__Aim__
Repeat all of the material below exactly as written, images excluded.

__Given data__
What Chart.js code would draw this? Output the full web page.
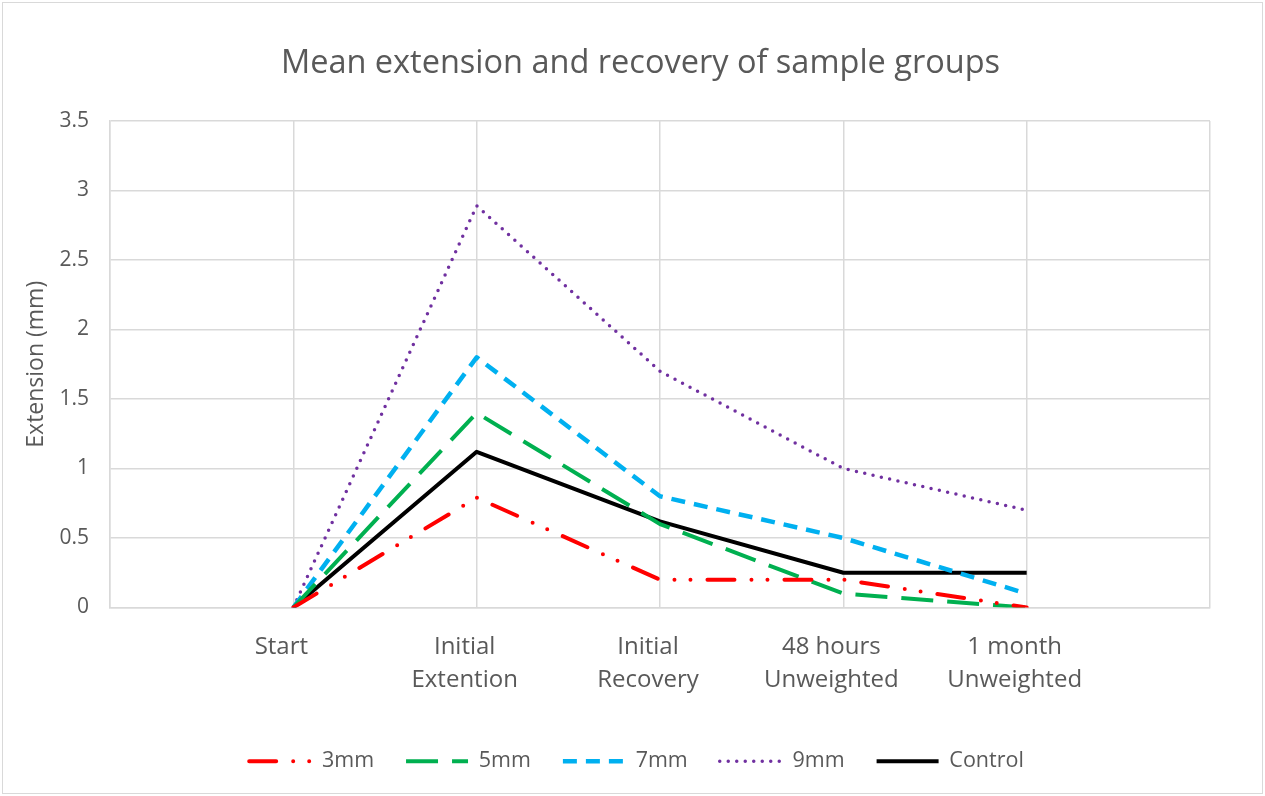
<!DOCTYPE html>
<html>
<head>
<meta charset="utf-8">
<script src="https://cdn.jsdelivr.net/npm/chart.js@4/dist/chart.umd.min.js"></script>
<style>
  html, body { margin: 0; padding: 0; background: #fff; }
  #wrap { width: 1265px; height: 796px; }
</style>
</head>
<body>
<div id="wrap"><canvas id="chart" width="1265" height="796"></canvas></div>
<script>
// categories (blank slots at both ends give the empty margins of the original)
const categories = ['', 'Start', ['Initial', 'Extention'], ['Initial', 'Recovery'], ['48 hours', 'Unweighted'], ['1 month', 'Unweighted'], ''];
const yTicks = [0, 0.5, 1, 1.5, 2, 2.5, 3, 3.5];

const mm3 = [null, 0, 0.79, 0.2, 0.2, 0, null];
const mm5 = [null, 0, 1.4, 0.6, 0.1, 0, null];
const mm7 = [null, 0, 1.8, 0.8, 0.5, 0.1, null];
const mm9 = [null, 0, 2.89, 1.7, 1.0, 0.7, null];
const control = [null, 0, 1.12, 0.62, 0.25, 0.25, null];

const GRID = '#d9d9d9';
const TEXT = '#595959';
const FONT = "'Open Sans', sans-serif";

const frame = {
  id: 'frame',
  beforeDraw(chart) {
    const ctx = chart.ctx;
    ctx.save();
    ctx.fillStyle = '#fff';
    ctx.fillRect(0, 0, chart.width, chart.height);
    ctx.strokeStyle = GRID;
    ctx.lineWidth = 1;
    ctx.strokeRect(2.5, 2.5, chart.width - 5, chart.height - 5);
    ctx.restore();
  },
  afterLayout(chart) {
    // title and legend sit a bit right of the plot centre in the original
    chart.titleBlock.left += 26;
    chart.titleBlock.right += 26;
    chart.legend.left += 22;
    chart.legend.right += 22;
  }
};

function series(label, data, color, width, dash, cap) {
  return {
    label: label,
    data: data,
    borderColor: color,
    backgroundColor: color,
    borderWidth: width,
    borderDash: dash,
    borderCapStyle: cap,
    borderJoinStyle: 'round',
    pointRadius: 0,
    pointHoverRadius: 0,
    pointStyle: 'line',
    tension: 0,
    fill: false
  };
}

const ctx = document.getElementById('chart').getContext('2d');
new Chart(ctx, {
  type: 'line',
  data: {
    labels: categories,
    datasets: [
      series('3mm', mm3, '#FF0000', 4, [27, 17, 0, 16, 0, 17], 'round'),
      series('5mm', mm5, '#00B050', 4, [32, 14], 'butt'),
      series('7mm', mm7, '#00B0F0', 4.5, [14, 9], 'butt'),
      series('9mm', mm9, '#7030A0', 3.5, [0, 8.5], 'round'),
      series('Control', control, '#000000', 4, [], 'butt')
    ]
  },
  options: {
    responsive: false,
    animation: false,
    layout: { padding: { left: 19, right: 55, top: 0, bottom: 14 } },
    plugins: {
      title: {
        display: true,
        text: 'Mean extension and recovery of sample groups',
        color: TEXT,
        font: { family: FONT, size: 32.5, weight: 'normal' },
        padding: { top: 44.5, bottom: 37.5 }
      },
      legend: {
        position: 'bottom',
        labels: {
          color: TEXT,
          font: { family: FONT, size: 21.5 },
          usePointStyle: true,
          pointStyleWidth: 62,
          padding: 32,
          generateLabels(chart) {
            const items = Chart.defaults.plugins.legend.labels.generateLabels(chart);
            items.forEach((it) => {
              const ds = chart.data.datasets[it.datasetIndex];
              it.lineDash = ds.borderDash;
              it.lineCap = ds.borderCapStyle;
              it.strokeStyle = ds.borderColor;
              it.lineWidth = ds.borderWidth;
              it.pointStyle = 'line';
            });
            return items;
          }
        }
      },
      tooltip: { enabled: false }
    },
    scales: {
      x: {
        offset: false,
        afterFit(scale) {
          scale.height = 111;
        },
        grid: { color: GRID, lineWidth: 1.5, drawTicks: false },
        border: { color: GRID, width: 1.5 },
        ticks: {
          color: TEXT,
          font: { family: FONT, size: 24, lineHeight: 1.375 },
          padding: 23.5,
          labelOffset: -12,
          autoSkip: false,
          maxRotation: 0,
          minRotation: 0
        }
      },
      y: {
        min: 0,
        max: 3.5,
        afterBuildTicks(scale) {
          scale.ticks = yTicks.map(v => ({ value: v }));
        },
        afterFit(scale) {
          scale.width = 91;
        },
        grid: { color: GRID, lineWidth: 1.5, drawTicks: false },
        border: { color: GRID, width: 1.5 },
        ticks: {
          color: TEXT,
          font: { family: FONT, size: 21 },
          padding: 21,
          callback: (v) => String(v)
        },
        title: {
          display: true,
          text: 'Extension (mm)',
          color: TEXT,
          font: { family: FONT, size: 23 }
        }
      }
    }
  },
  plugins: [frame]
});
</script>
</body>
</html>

__Full output__
What Chart.js code would draw this? Output the full web page.
<!DOCTYPE html>
<html>
<head>
<meta charset="utf-8">
<script src="https://cdn.jsdelivr.net/npm/chart.js@4/dist/chart.umd.min.js"></script>
<style>
  html, body { margin: 0; padding: 0; background: #fff; }
  #wrap { width: 1265px; height: 796px; }
</style>
</head>
<body>
<div id="wrap"><canvas id="chart" width="1265" height="796"></canvas></div>
<script>
// categories (blank slots at both ends give the empty margins of the original)
const categories = ['', 'Start', ['Initial', 'Extention'], ['Initial', 'Recovery'], ['48 hours', 'Unweighted'], ['1 month', 'Unweighted'], ''];
const yTicks = [0, 0.5, 1, 1.5, 2, 2.5, 3, 3.5];

const mm3 = [null, 0, 0.79, 0.2, 0.2, 0, null];
const mm5 = [null, 0, 1.4, 0.6, 0.1, 0, null];
const mm7 = [null, 0, 1.8, 0.8, 0.5, 0.1, null];
const mm9 = [null, 0, 2.89, 1.7, 1.0, 0.7, null];
const control = [null, 0, 1.12, 0.62, 0.25, 0.25, null];

const GRID = '#d9d9d9';
const TEXT = '#595959';
const FONT = "'Open Sans', sans-serif";

const frame = {
  id: 'frame',
  beforeDraw(chart) {
    const ctx = chart.ctx;
    ctx.save();
    ctx.fillStyle = '#fff';
    ctx.fillRect(0, 0, chart.width, chart.height);
    ctx.strokeStyle = GRID;
    ctx.lineWidth = 1;
    ctx.strokeRect(2.5, 2.5, chart.width - 5, chart.height - 5);
    ctx.restore();
  },
  afterLayout(chart) {
    // title and legend sit a bit right of the plot centre in the original
    chart.titleBlock.left += 26;
    chart.titleBlock.right += 26;
    chart.legend.left += 22;
    chart.legend.right += 22;
  }
};

function series(label, data, color, width, dash, cap) {
  return {
    label: label,
    data: data,
    borderColor: color,
    backgroundColor: color,
    borderWidth: width,
    borderDash: dash,
    borderCapStyle: cap,
    borderJoinStyle: 'round',
    pointRadius: 0,
    pointHoverRadius: 0,
    pointStyle: 'line',
    tension: 0,
    fill: false
  };
}

const ctx = document.getElementById('chart').getContext('2d');
new Chart(ctx, {
  type: 'line',
  data: {
    labels: categories,
    datasets: [
      series('3mm', mm3, '#FF0000', 4, [27, 17, 0, 16, 0, 17], 'round'),
      series('5mm', mm5, '#00B050', 4, [32, 14], 'butt'),
      series('7mm', mm7, '#00B0F0', 4.5, [14, 9], 'butt'),
      series('9mm', mm9, '#7030A0', 3.5, [0, 8.5], 'round'),
      series('Control', control, '#000000', 4, [], 'butt')
    ]
  },
  options: {
    responsive: false,
    animation: false,
    layout: { padding: { left: 19, right: 55, top: 0, bottom: 14 } },
    plugins: {
      title: {
        display: true,
        text: 'Mean extension and recovery of sample groups',
        color: TEXT,
        font: { family: FONT, size: 32.5, weight: 'normal' },
        padding: { top: 44.5, bottom: 37.5 }
      },
      legend: {
        position: 'bottom',
        labels: {
          color: TEXT,
          font: { family: FONT, size: 21.5 },
          usePointStyle: true,
          pointStyleWidth: 62,
          padding: 32,
          generateLabels(chart) {
            const items = Chart.defaults.plugins.legend.labels.generateLabels(chart);
            items.forEach((it) => {
              const ds = chart.data.datasets[it.datasetIndex];
              it.lineDash = ds.borderDash;
              it.lineCap = ds.borderCapStyle;
              it.strokeStyle = ds.borderColor;
              it.lineWidth = ds.borderWidth;
              it.pointStyle = 'line';
            });
            return items;
          }
        }
      },
      tooltip: { enabled: false }
    },
    scales: {
      x: {
        offset: false,
        afterFit(scale) {
          scale.height = 111;
        },
        grid: { color: GRID, lineWidth: 1.5, drawTicks: false },
        border: { color: GRID, width: 1.5 },
        ticks: {
          color: TEXT,
          font: { family: FONT, size: 24, lineHeight: 1.375 },
          padding: 23.5,
          labelOffset: -12,
          autoSkip: false,
          maxRotation: 0,
          minRotation: 0
        }
      },
      y: {
        min: 0,
        max: 3.5,
        afterBuildTicks(scale) {
          scale.ticks = yTicks.map(v => ({ value: v }));
        },
        afterFit(scale) {
          scale.width = 91;
        },
        grid: { color: GRID, lineWidth: 1.5, drawTicks: false },
        border: { color: GRID, width: 1.5 },
        ticks: {
          color: TEXT,
          font: { family: FONT, size: 21 },
          padding: 21,
          callback: (v) => String(v)
        },
        title: {
          display: true,
          text: 'Extension (mm)',
          color: TEXT,
          font: { family: FONT, size: 23 }
        }
      }
    }
  },
  plugins: [frame]
});
</script>
</body>
</html>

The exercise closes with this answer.